— Start of Recorded data —
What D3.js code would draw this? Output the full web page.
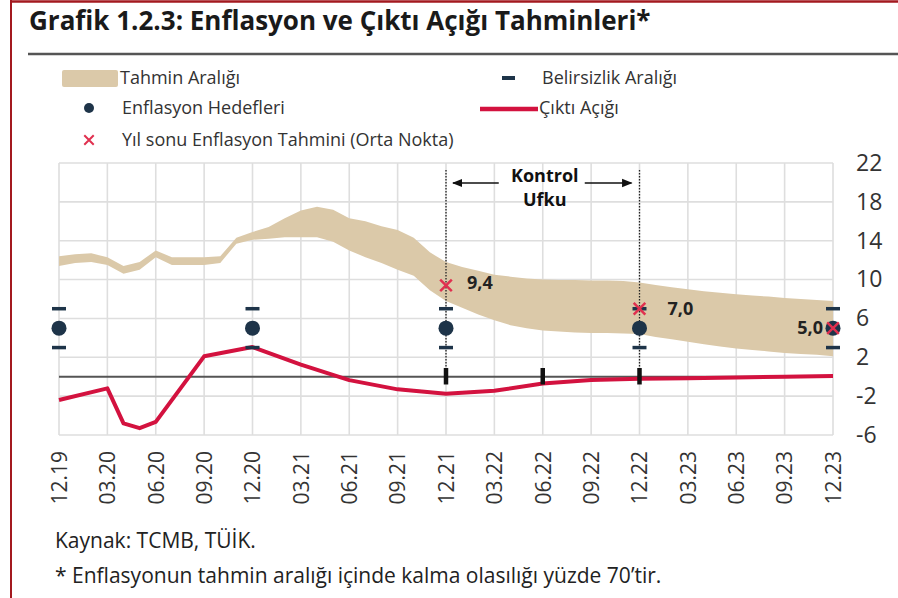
<!DOCTYPE html>
<html lang="tr">
<head>
<meta charset="utf-8">
<title>Grafik 1.2.3</title>
<script src="https://d3js.org/d3.v7.min.js"></script>
<style>
  body { margin: 0; background: #fff; }
  text { font-family: "Open Sans", "DejaVu Sans", sans-serif; }
</style>
</head>
<body>
<div id="chart"></div>
<script>
// quarterly categories on the x axis
var quarters = ["12.19","03.20","06.20","09.20","12.20","03.21","06.21","09.21","12.21",
                "03.22","06.22","09.22","12.22","03.23","06.23","09.23","12.23"];
var yTicks = [22, 18, 14, 10, 6, 2, -2, -6];

// forecast range, monthly from 2019-12 to 2023-12
var bandUpper = [12.4,12.6,12.7,12.3,11.4,11.8,13.0,12.3,12.3,12.3,12.4,14.3,14.9,
                 15.4,16.3,17.1,17.5,17.2,16.3,16.0,15.5,15.1,14.3,12.8,11.8,
                 11.3,10.9,10.5,10.3,10.1,10.0,9.95,9.95,9.9,9.9,9.85,9.7,
                 9.45,9.2,9.0,8.8,8.65,8.5,8.35,8.25,8.1,8.0,7.9,7.8];
var bandLower = [11.4,11.7,11.8,11.5,10.6,11.0,12.3,11.5,11.5,11.5,11.7,13.7,14.1,
                 14.2,14.35,14.35,14.35,13.9,13.0,12.3,11.7,11.0,10.4,8.9,7.8,
                 7.1,6.4,5.8,5.3,5.0,4.75,4.65,4.55,4.5,4.5,4.45,4.4,
                 4.1,3.85,3.6,3.35,3.1,2.9,2.75,2.6,2.45,2.35,2.25,2.1];

// output gap
var gapPeriods = ["2019-12","2020-03","2020-04","2020-05","2020-06","2020-09","2020-12",
                  "2021-03","2021-06","2021-09","2021-12","2022-03","2022-06","2022-09",
                  "2022-12","2023-03","2023-06","2023-09","2023-12"];
var gapValues = [-2.4,-1.2,-4.8,-5.3,-4.65,2.1,3.05,1.25,-0.35,-1.3,-1.75,-1.45,-0.7,-0.35,
                 -0.2,-0.15,-0.07,0.0,0.07];

// inflation targets and uncertainty range
var targetPeriods = ["2019-12","2020-12","2021-12","2022-12","2023-12"];
var targetValues = [5, 5, 5, 5, 5];
var uncertLow = [3, 3, 3, 3, 3];
var uncertHigh = [7, 7, 7, 7, 7];

// year-end inflation forecasts (mid point)
var forecastPeriods = ["2021-12","2022-12","2023-12"];
var forecastValues = [9.4, 7.0, 5.0];
var forecastLabels = ["9,4", "7,0", "5,0"];

// control horizon
var horizonPeriods = ["2021-12","2022-12"];
var zeroMarkPeriods = ["2021-12","2022-06","2022-12"];

function monthIndex(p) {
  var parts = p.split("-");
  return (+parts[0] - 2019) * 12 + (+parts[1] - 12);
}

var W = 898, H = 598;
var svg = d3.select("#chart").append("svg")
  .attr("width", W).attr("height", H);

var x = d3.scaleLinear().domain([0, 48]).range([59, 833]);
var y = d3.scaleLinear().domain([-6, 22]).range([435, 163]);

var navy = "#1e3449", red = "#d3123f", tan = "#dbc9a9", xred = "#e0304f";

// frame
svg.append("line").attr("x1", 11).attr("x2", W).attr("y1", 1.5).attr("y2", 1.5)
  .attr("stroke", "#a3191f").attr("stroke-width", 2.5);
svg.append("line").attr("x1", 11).attr("x2", 11).attr("y1", 0).attr("y2", H)
  .attr("stroke", "#a3191f").attr("stroke-width", 2);

// title
svg.append("text").attr("x", 29).attr("y", 30)
  .attr("font-size", 26).attr("font-weight", 700).attr("fill", "#1a1a1a")
  .text("Grafik 1.2.3: Enflasyon ve Çıktı Açığı Tahminleri*");
svg.append("line").attr("x1", 28).attr("x2", W).attr("y1", 54).attr("y2", 54)
  .attr("stroke", "#555").attr("stroke-width", 2.5);

// legend
var lg = svg.append("g").attr("font-size", 18).attr("fill", "#333");
lg.append("rect").attr("x", 62).attr("y", 70).attr("width", 56).attr("height", 17)
  .attr("rx", 2).attr("fill", tan);
lg.append("text").attr("x", 120).attr("y", 78).attr("dy", "0.35em").text("Tahmin Aralığı");
lg.append("circle").attr("cx", 89).attr("cy", 108).attr("r", 5).attr("fill", navy);
lg.append("text").attr("x", 122).attr("y", 108).attr("dy", "0.35em").text("Enflasyon Hedefleri");
lg.append("path").attr("d", d3.symbol(d3.symbolX, 60)())
  .attr("transform", "translate(89,140)").attr("stroke", xred).attr("stroke-width", 2).attr("fill", "none");
lg.append("text").attr("x", 122).attr("y", 140).attr("dy", "0.35em").text("Yıl sonu Enflasyon Tahmini (Orta Nokta)");
lg.append("line").attr("x1", 502).attr("x2", 515).attr("y1", 78).attr("y2", 78)
  .attr("stroke", navy).attr("stroke-width", 4);
lg.append("text").attr("x", 542).attr("y", 78).attr("dy", "0.35em").text("Belirsizlik Aralığı");
lg.append("line").attr("x1", 480).attr("x2", 538).attr("y1", 109).attr("y2", 109)
  .attr("stroke", red).attr("stroke-width", 4.5);
lg.append("text").attr("x", 539).attr("y", 108).attr("dy", "0.35em").text("Çıktı Açığı");

// grid
var grid = svg.append("g").attr("stroke", "#dedede").attr("stroke-width", 1.6);
grid.selectAll(".v").data(quarters).join("line")
  .attr("x1", function(d, i){ return x(i * 3); }).attr("x2", function(d, i){ return x(i * 3); })
  .attr("y1", y(22)).attr("y2", y(-6));
grid.selectAll(".h").data(yTicks).join("line")
  .attr("x1", x(0)).attr("x2", x(48))
  .attr("y1", function(d){ return y(d); }).attr("y2", function(d){ return y(d); });

// forecast band
var area = d3.area()
  .x(function(d, i){ return x(i); })
  .y0(function(d, i){ return y(bandLower[i]); })
  .y1(function(d, i){ return y(bandUpper[i]); });
svg.append("path").attr("d", area(bandUpper)).attr("fill", tan);

// zero line
svg.append("line").attr("x1", x(0)).attr("x2", x(48)).attr("y1", y(0)).attr("y2", y(0))
  .attr("stroke", "#555").attr("stroke-width", 2);

// control horizon dotted lines
svg.selectAll(".hz").data(horizonPeriods).join("line")
  .attr("x1", function(d){ return x(monthIndex(d)); })
  .attr("x2", function(d){ return x(monthIndex(d)); })
  .attr("y1", 170).attr("y2", y(0))
  .attr("stroke", "#222").attr("stroke-width", 1.3).attr("stroke-dasharray", "1.5,1.5");

// output gap
var line = d3.line()
  .x(function(d, i){ return x(monthIndex(gapPeriods[i])); })
  .y(function(d){ return y(d); });
svg.append("path").attr("d", line(gapValues)).attr("fill", "none")
  .attr("stroke", red).attr("stroke-width", 4).attr("stroke-linejoin", "round");

// black marks on the zero line
svg.selectAll(".zm").data(zeroMarkPeriods).join("line")
  .attr("x1", function(d){ return x(monthIndex(d)); })
  .attr("x2", function(d){ return x(monthIndex(d)); })
  .attr("y1", y(0.9)).attr("y2", y(-0.8))
  .attr("stroke", "#111").attr("stroke-width", 4.5);

// uncertainty range dashes and targets
targetPeriods.forEach(function(p, i) {
  var cx = x(monthIndex(p));
  [uncertLow[i], uncertHigh[i]].forEach(function(v) {
    svg.append("line").attr("x1", cx - 7).attr("x2", cx + 7)
      .attr("y1", y(v)).attr("y2", y(v))
      .attr("stroke", navy).attr("stroke-width", 3.5);
  });
  svg.append("circle").attr("cx", cx).attr("cy", y(targetValues[i])).attr("r", 7.5).attr("fill", navy);
});

// year-end forecasts
var fc = svg.append("g");
fc.selectAll("path").data(forecastValues).join("path")
  .attr("d", d3.symbol(d3.symbolX, 90)())
  .attr("transform", function(d, i){ return "translate(" + x(monthIndex(forecastPeriods[i])) + "," + y(d) + ")"; })
  .attr("stroke", xred).attr("stroke-width", 2.5).attr("fill", "none");
fc.selectAll("text").data(forecastValues).join("text")
  .attr("x", function(d, i){
    var px = x(monthIndex(forecastPeriods[i]));
    return i === forecastValues.length - 1 ? px - 10 : px + (i === 0 ? 21 : 28);
  })
  .attr("y", function(d, i){ return y(d) - (i === 0 ? 3 : 0); })
  .attr("dy", "0.35em")
  .attr("text-anchor", function(d, i){ return i === forecastValues.length - 1 ? "end" : "start"; })
  .attr("font-size", 18).attr("font-weight", 700).attr("fill", "#222")
  .text(function(d, i){ return forecastLabels[i]; });

// Kontrol Ufku annotation
var hx0 = x(monthIndex(horizonPeriods[0])), hx1 = x(monthIndex(horizonPeriods[1]));
var hmid = (hx0 + hx1) / 2;
svg.append("defs").append("marker").attr("id", "arr")
  .attr("viewBox", "0 0 10 10").attr("refX", 9).attr("refY", 5)
  .attr("markerWidth", 7).attr("markerHeight", 7).attr("orient", "auto-start-reverse")
  .append("path").attr("d", "M0,1 L10,5 L0,9 Z").attr("fill", "#111");
svg.append("line").attr("x1", hmid - 44).attr("x2", hx0 + 7).attr("y1", 183).attr("y2", 183)
  .attr("stroke", "#111").attr("stroke-width", 1.5).attr("marker-end", "url(#arr)");
svg.append("line").attr("x1", hmid + 42).attr("x2", hx1 - 8).attr("y1", 183).attr("y2", 183)
  .attr("stroke", "#111").attr("stroke-width", 1.5).attr("marker-end", "url(#arr)");
svg.append("text").attr("x", hmid + 2).attr("y", 182).attr("text-anchor", "middle")
  .attr("font-size", 18).attr("font-weight", 700).attr("fill", "#111").text("Kontrol");
svg.append("text").attr("x", hmid + 2).attr("y", 206).attr("text-anchor", "middle")
  .attr("font-size", 18).attr("font-weight", 700).attr("fill", "#111").text("Ufku");

// y axis on the right
var yAxis = svg.append("g").attr("transform", "translate(856,0)")
  .call(d3.axisRight(y).tickValues(yTicks).tickSize(0).tickPadding(0)
    .tickFormat(function(d){ return String(d); }));
yAxis.select(".domain").remove();
yAxis.selectAll("text").attr("font-size", 23).attr("fill", "#333")
  .attr("font-family", "'Open Sans', sans-serif");

// x axis labels, rotated
var xPos = d3.scalePoint().domain(quarters).range([x(0), x(48)]);
var xAxis = svg.append("g").attr("transform", "translate(0,451)")
  .call(d3.axisBottom(xPos).tickSize(0).tickPadding(0));
xAxis.select(".domain").remove();
xAxis.selectAll("text")
  .attr("font-size", 21).attr("fill", "#333").attr("font-family", "'DejaVu Sans', sans-serif")
  .attr("text-anchor", "end").attr("dy", "0.35em").attr("y", 0).attr("x", 0)
  .attr("transform", "rotate(-90)");

// notes
svg.append("text").attr("x", 55).attr("y", 548).attr("font-size", 21).attr("fill", "#222")
  .text("Kaynak: TCMB, TÜİK.");
svg.append("text").attr("x", 55).attr("y", 583).attr("font-size", 21).attr("fill", "#222")
  .text("* Enflasyonun tahmin aralığı içinde kalma olasılığı yüzde 70’tir.");
</script>
</body>
</html>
— End of Recorded data —
| Problem statement |
Reproduce exactly the run of lines that opens the listing and closes with the line holding "var yTicks = [22, 18, 14, 10, 6, 2, -2, -6];". Pictures are excluded.

| Exercise response |
What D3.js code would draw this? Output the full web page.
<!DOCTYPE html>
<html lang="tr">
<head>
<meta charset="utf-8">
<title>Grafik 1.2.3</title>
<script src="https://d3js.org/d3.v7.min.js"></script>
<style>
  body { margin: 0; background: #fff; }
  text { font-family: "Open Sans", "DejaVu Sans", sans-serif; }
</style>
</head>
<body>
<div id="chart"></div>
<script>
// quarterly categories on the x axis
var quarters = ["12.19","03.20","06.20","09.20","12.20","03.21","06.21","09.21","12.21",
                "03.22","06.22","09.22","12.22","03.23","06.23","09.23","12.23"];
var yTicks = [22, 18, 14, 10, 6, 2, -2, -6];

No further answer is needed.